In that time, the Seattle act has pushed the boundaries of indie rock and emo while selling millions of albums and earning multiple Grammy nods. Death Cab’s latest, Thank You For Today, was released in August. It’s just as pretty and pleasant as much of the band’s previous material, though you also get the sense that Death Cab has perhaps activated its autopilot mechanism. But that didn’t matter much on Tuesday night at the Midland. Frontman Ben Gibbard and company burned through dazzling renditions of old favorites and brought along a colorful light show to match.
Critics have pointed out the lackluster lyricism that has marked Gibbard’s recent compositions, and the first handful of new-ish songs Death Cab performed seemed to validate that perspective: not much in the way of sing-alongs. But the tasteful rhythms the band conjured up, along with Gibbard’s incessant grooving about the stage, were enough to tide the crowd over until the hits arrived.
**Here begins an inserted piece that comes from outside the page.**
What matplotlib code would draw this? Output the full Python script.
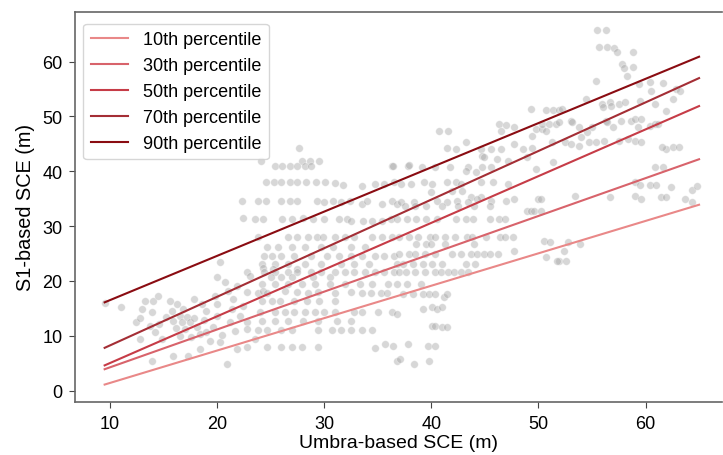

When the rigid, plucked guitar opening of “Title and Registration” rang out, it sent a wave of smiles through the room and thousands of hands straight into the air.
The band briefly reminisced about its days playing down the road at Lawrence’s Bottleneck in the early ‘00s before “Title Track” — a song from that era that has received little-to-no play on recent Death Cab tour dates. Gibbard’s voice has changed since those days — it’s stronger — but so has society, and though it was one of the evening’s highlights, “I Will Possess Your Heart,” was a reminder that Gibbard’s songwriting had a tendency to veer into now-universally-recognized emo tropes of self-pity and male entitlement. Still, it was a thrill to witness the song’s powerful and brooding opening jam, which highlighted the more mature turn Death Cab’s instrumentation has taken since 2008’s Narrow Stairs. The band’s take on “Black Sun,” a single from 2015’s Kintsugi, exhibited that same sleek, driving post-punk energy and was one of the most memorable songs of the night.
Death Cab’s 80-minute set was capped off with a four-song encore that included Gibbard’s acoustic tearjerker “I Will Follow You Into The Dark” (which evoked the show’s most massive sing-along) and a brilliant performance of the long-distance love song “Transatlanticism.” Somber piano chords echoed throughout the theater as the band slowly built toward its emotional, post-rock crescendo. After eight minutes, the swell of noise and strobes abruptly ceased, ending the show.
Brooklyn quartet Charly Bliss opened things up with a half-hour set of highly polished and stomachache-sweet power-pop.